What Makes a Loan “Jumbo”

In 2025, the conforming loan limit for most of Florida sits at $806,500 for a single-family home. Anything above that limit requires a jumbo loan — a mortgage that doesn’t qualify for purchase by Fannie Mae or Freddie Mac. Because jumbo loans stay on the lender’s books, lenders apply tighter standards and the rate environment behaves differently.

$806K

2025 Conforming Limit · FL

720+

Credit Score Typically Required

10–20%

Typical Down Payment

How Jumbo Qualification Differs

  • Credit score of 720 or higher, with 740+ preferred for the most competitive rates.
  • 12–24 months of reserves post-close — liquid assets equal to 12–24 months of your mortgage payment after closing.
  • Debt-to-income ratio below 43%, though some lenders prefer 38% or lower on larger loan amounts.
  • Full income documentation. Self-employed buyers and business owners face the most scrutiny. Bank statement loans and asset-depletion products exist but carry rate premiums.
  • Two appraisals on very large loans.
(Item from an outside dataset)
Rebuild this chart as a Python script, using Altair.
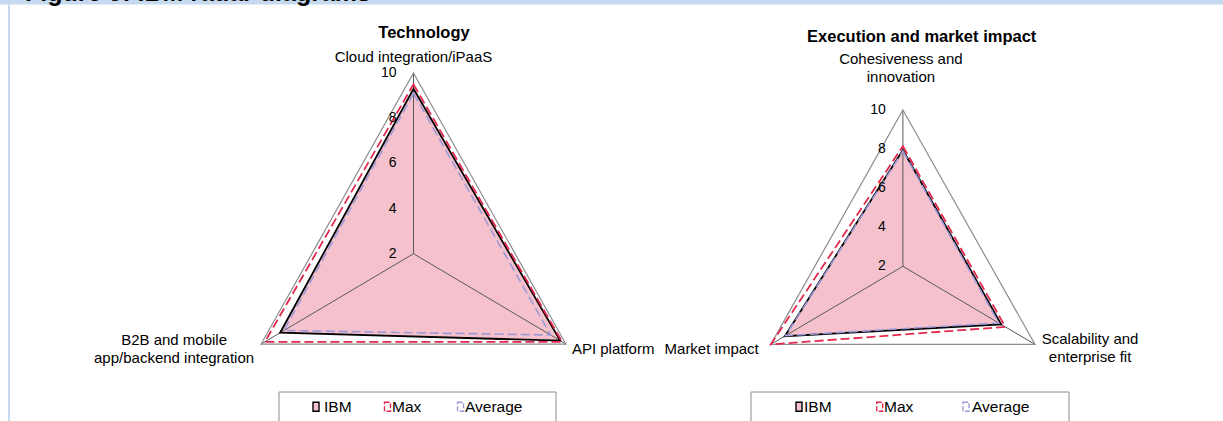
import math
import altair as alt
import pandas as pd

# ---------------- data ----------------
series_names = ["IBM", "Max", "Average"]
tick_values = [2, 4, 6, 8, 10]
scale_min, scale_max = 2, 10
titles = ["Technology", "Execution and market impact"]
header_text = "Figure 5: IBM radar diagrams"

tech_axes = [["Cloud integration/iPaaS"], ["API platform"], ["B2B and mobile", "app/backend integration"]]
tech_ibm = [9.3, 9.7, 9.0]
tech_max = [9.5, 9.8, 9.8]
tech_avg = [9.1, 9.2, 8.8]

exec_axes = [["Cohesiveness and", "innovation"], ["Scalability and", "enterprise fit"], ["Market impact"]]
exec_ibm = [7.95, 7.95, 9.15]
exec_max = [8.15, 8.2, 10.0]
exec_avg = [7.9, 7.8, 9.1]

# ---------------- layout / style ----------------
W, H = 1223, 421
FONT = "Liberation Sans"
angles = [90, -30, 210]
PINK = "#F4C1CC"
RED = "#E3294F"
PURPLE = "#9E9AD8"
BLUE = "#C6D9F1"

panels = [
    dict(cx=413.5, cy=253.7, rx=176.0, ry=180.7, title=(424, 33),
         lab=[(0, -16, "center"), (6, 5, "left"), (-87, 5.4, "center")],
         box=(279, 556), icons=[316, 387.5, 460.5], texts=[324, 392, 465]),
    dict(cx=902.9, cy=266.3, rx=152.6, ry=156.3, title=(921.7, 37),
         lab=[(-2, -42, "center"), (55, 4, "center"), (-12, 5, "right")],
         box=(751, 1069), icons=[799, 879.7, 966], texts=[804, 884, 972]),
]
panel_data = [
    (tech_axes, [tech_ibm, tech_max, tech_avg]),
    (exec_axes, [exec_ibm, exec_max, exec_avg]),
]


def pt(p, k, v):
    a = math.radians(angles[k])
    r = (v - scale_min) / (scale_max - scale_min)
    return p["cx"] + r * p["rx"] * math.cos(a), p["cy"] - r * p["ry"] * math.sin(a)


poly_rows, spoke_rows, tick_rows, label_rows, title_rows = [], [], [], [], []
box_rows, icon_rows, legtext_rows = [], [], []
for pi, (p, (axes, vals)) in enumerate(zip(panels, panel_data)):
    for s, arr in zip(series_names, vals):
        for k, v in enumerate(arr):
            x, y = pt(p, k, v)
            poly_rows.append(dict(panel=pi, series=s, k=k, x=x, y=y))
    for k in range(3):
        x, y = pt(p, k, scale_max)
        poly_rows.append(dict(panel=pi, series="frame", k=k, x=x, y=y))
        spoke_rows.append(dict(panel=pi, x=p["cx"], y=p["cy"], x2=x, y2=y))
        dx, dy, al = p["lab"][k]
        lines = axes[k]
        n = len(lines)
        for i, line in enumerate(lines):
            label_rows.append(dict(x=x + dx, y=y + dy + (i - (n - 1) / 2) * 18, text=line, anchor=al))
    for v in tick_values:
        x, y = pt(p, 0, v)
        tick_rows.append(dict(x=x - 17, y=y, text=str(v)))
    title_rows.append(dict(x=p["title"][0], y=p["title"][1], text=titles[pi]))
    box_rows.append(dict(x=p["box"][0], x2=p["box"][1], y=392, y2=440))
    for s, ix, tx in zip(series_names, p["icons"], p["texts"]):
        icon_rows.append(dict(series=s, x=ix - 3, x2=ix + 3, y=402.2, y2=411.2))
        legtext_rows.append(dict(x=tx, y=406.7, text=s))

poly = pd.DataFrame(poly_rows)
spokes = pd.DataFrame(spoke_rows)
ticks = pd.DataFrame(tick_rows)
labels = pd.DataFrame(label_rows)
tdf = pd.DataFrame(title_rows)
boxes = pd.DataFrame(box_rows)
icons = pd.DataFrame(icon_rows)
legtexts = pd.DataFrame(legtext_rows)

X = alt.X("x:Q", scale=alt.Scale(domain=[0, W], nice=False, zero=False), axis=None)
Y = alt.Y("y:Q", scale=alt.Scale(domain=[0, H], nice=False, zero=False, reverse=True), axis=None)

layers = []

# header band + left rule (the page's heading is cut off at the top edge)
deco = pd.DataFrame([dict(x=0, x2=W, y=0, y2=4.5), dict(x=8, x2=10, y=4.5, y2=H)])
layers.append(alt.Chart(deco).mark_rect(fill=BLUE, strokeWidth=0).encode(X, Y, x2="x2:Q", y2="y2:Q"))
layers.append(
    alt.Chart(pd.DataFrame([dict(x=25, y=0.8, text=header_text)])).mark_text(
        font=FONT, fontSize=25, fontWeight="bold", align="left", baseline="alphabetic",
        color="#000000", clip=True
    ).encode(X, Y, text="text:N")
)

# IBM fill
layers.append(
    alt.Chart(poly[poly["series"] == "IBM"]).mark_line(
        interpolate="linear-closed", fill=PINK, strokeWidth=0
    ).encode(X, Y, detail="panel:N", order="k:Q")
)
# spokes
layers.append(
    alt.Chart(spokes).mark_rule(color="#5A5A5A", strokeWidth=1).encode(X, Y, x2="x2:Q", y2="y2:Q")
)
# outer frame
layers.append(
    alt.Chart(poly[poly["series"] == "frame"]).mark_line(
        interpolate="linear-closed", stroke="#8C8C8C", strokeWidth=1.2
    ).encode(X, Y, detail="panel:N", order="k:Q")
)
# IBM outline
layers.append(
    alt.Chart(poly[poly["series"] == "IBM"]).mark_line(
        interpolate="linear-closed", stroke="#000000", strokeWidth=1.8
    ).encode(X, Y, detail="panel:N", order="k:Q")
)
# Max
layers.append(
    alt.Chart(poly[poly["series"] == "Max"]).mark_line(
        interpolate="linear-closed", stroke=RED, strokeWidth=1.8, strokeDash=[9, 4]
    ).encode(X, Y, detail="panel:N", order="k:Q")
)
# Average
layers.append(
    alt.Chart(poly[poly["series"] == "Average"]).mark_line(
        interpolate="linear-closed", stroke=PURPLE, strokeWidth=1.6, strokeDash=[9, 4]
    ).encode(X, Y, detail="panel:N", order="k:Q")
)
# tick labels
layers.append(
    alt.Chart(ticks).mark_text(font=FONT, fontSize=14, align="right", baseline="middle", color="#000000")
    .encode(X, Y, text="text:N")
)
# category labels
for al in ["left", "center", "right"]:
    sub = labels[labels["anchor"] == al]
    if len(sub):
        layers.append(
            alt.Chart(sub).mark_text(font=FONT, fontSize=15, align=al, baseline="middle", color="#000000")
            .encode(X, Y, text="text:N")
        )
# titles
layers.append(
    alt.Chart(tdf).mark_text(font=FONT, fontSize=16.5, fontWeight="bold", align="center",
                             baseline="middle", color="#000000")
    .encode(X, Y, text="text:N")
)
# legend boxes
layers.append(
    alt.Chart(boxes).mark_rect(fill="#FFFFFF", stroke="#8C8C8C", strokeWidth=1, clip=True)
    .encode(X, Y, x2="x2:Q", y2="y2:Q")
)
# legend icons
icon_style = {
    "IBM": dict(fill=PINK, stroke="#000000", strokeWidth=1.4),
    "Max": dict(fill="#FFFFFF", stroke=RED, strokeWidth=1.4, strokeDash=[5, 2]),
    "Average": dict(fill="#FFFFFF", stroke=PURPLE, strokeWidth=1.4, strokeDash=[5, 2]),
}
for s in series_names:
    layers.append(
        alt.Chart(icons[icons["series"] == s]).mark_rect(**icon_style[s])
        .encode(X, Y, x2="x2:Q", y2="y2:Q")
    )
layers.append(
    alt.Chart(legtexts).mark_text(font=FONT, fontSize=15.5, align="left", baseline="middle", color="#000000")
    .encode(X, Y, text="text:N")
)

chart = alt.layer(*layers).properties(
    width=W, height=H, padding=0, autosize=alt.AutoSizeParams(type="none"), background="#FFFFFF"
).configure_view(stroke=None)

chart.save("out.html", embed_options={"renderer": "svg", "actions": False})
Lenders financing $1.5M+ often require two independent appraisals, which extends your due diligence timeline.

“In the luxury segment, how you’re financing is almost as important as what you’re offering. A well-structured jumbo pre-approval from a known lender carries weight that a generic online approval does not.”
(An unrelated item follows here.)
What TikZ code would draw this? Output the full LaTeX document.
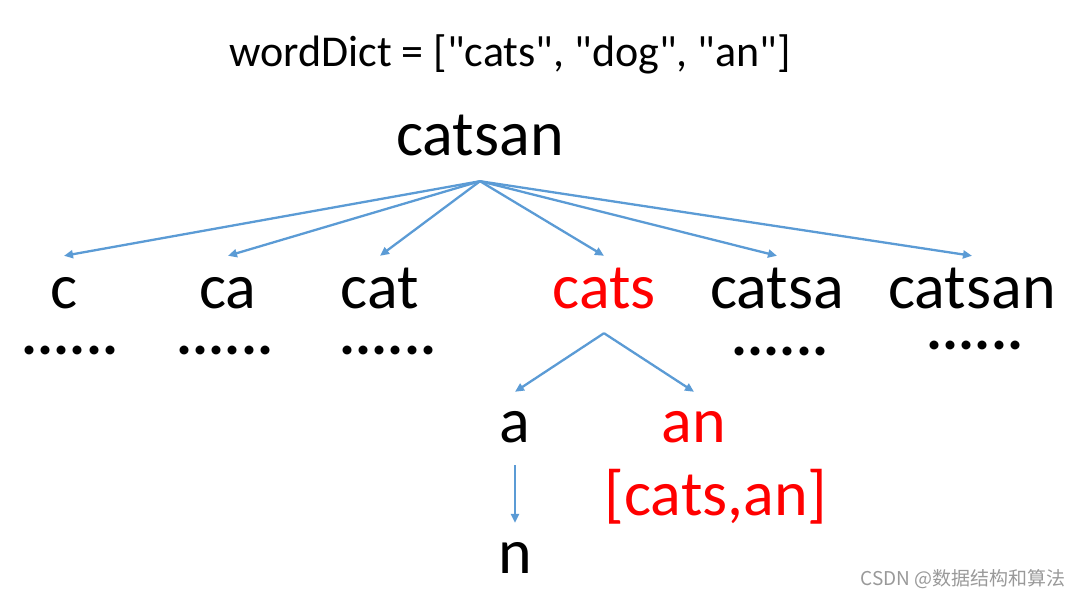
\documentclass[tikz,border=0pt]{standalone}
\usepackage{fontspec}
\setmainfont{Carlito}[Ligatures=TeXOff]
\newfontfamily\cjkfont{Noto Sans CJK SC}
\usetikzlibrary{arrows.meta}
\definecolor{linkblue}{RGB}{91,155,213}
\definecolor{hitred}{RGB}{255,0,0}

\begin{document}
\begin{tikzpicture}[x=1pt, y=-1pt,
    word/.style={inner sep=0pt, anchor=base, font=\fontsize{64}{70}\selectfont, text height=52pt},
    sub/.style={inner sep=0pt, anchor=base, font=\fontsize{64}{70}\selectfont, text height=50pt},
    more/.style={inner sep=0pt, anchor=base, font=\fontsize{60}{66}\selectfont\bfseries},
    link/.style={draw=linkblue, line width=2.3pt, -{Triangle[length=9pt,width=8pt]}}]
    \useasboundingbox (0,0) rectangle (1080,597);
    \node[anchor=base, inner sep=0pt, font=\fontsize{44}{50}\selectfont] (dict) at (510,66) {wordDict = ["cats", "dog", "an"]};
    \node[word, text depth=26pt] (root) at (480,155) {catsan};
    % first split
    \node[word] (c) at (64,308) {c};
    \node[word] (ca) at (228,308) {ca};
    \node[word] (cat) at (380,308) {cat};
    \node[word, text=hitred, text depth=25pt] (cats) at (604,308) {cats};
    \node[word] (catsa) at (777,308) {catsa};
    \node[word] (catsan) at (972,308) {catsan};
    \node[more] (mc) at (70,354) {......};
    \node[more] (mca) at (225,354) {......};
    \node[more] (mcat) at (388,354) {......};
    \node[more] (mcatsa) at (780,355) {......};
    \node[more] (mcatsan) at (975,349) {......};
    \foreach \w in {c,ca,cat,cats,catsa,catsan}
        \draw[link] (root.south) -- (\w.north);
    % second split
    \node[sub, text depth=23pt] (a) at (515,442) {a};
    \node[sub, text=hitred] (an) at (694,442) {an};
    \node[sub, text=hitred] (res) at (716,515) {[cats,an]};
    \node[sub] (n) at (515,573) {n};
    \draw[link] (cats.south) -- (a.north);
    \draw[link] (cats.south) -- (an.north);
    \draw[link] (a.south) -- (n.north);
    \node[anchor=base east, inner sep=0pt, text=black!40, font=\cjkfont\fontsize{19}{22}\selectfont] (mark) at (1066,585) {CSDN @数据结构和算法};
\end{tikzpicture}
\end{document}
Why Cash Buyers Still Hold the Upper Hand

Above $750,000 in St. Johns County, sellers are often move-up buyers or downsizers navigating their own transaction. The certainty of a cash close — no appraisal contingency, no financing contingency, compressed timeline — has genuine financial value. We’ve seen cash buyers negotiate 3–5% below list price on properties that sat 60+ days, purely on the strength of a clean offer.

Builder Financing: Read the Fine Print

Several builders in Madeira and Silverleaf offer rate buydown incentives through their preferred lenders. These can look attractive, but preferred lender arrangements often involve closing cost contributions tied exclusively to using their lender, temporary buydown rates that revert after year two, and lender fees that partially offset the rate benefit. Know your numbers before you sit down at a builder sales office.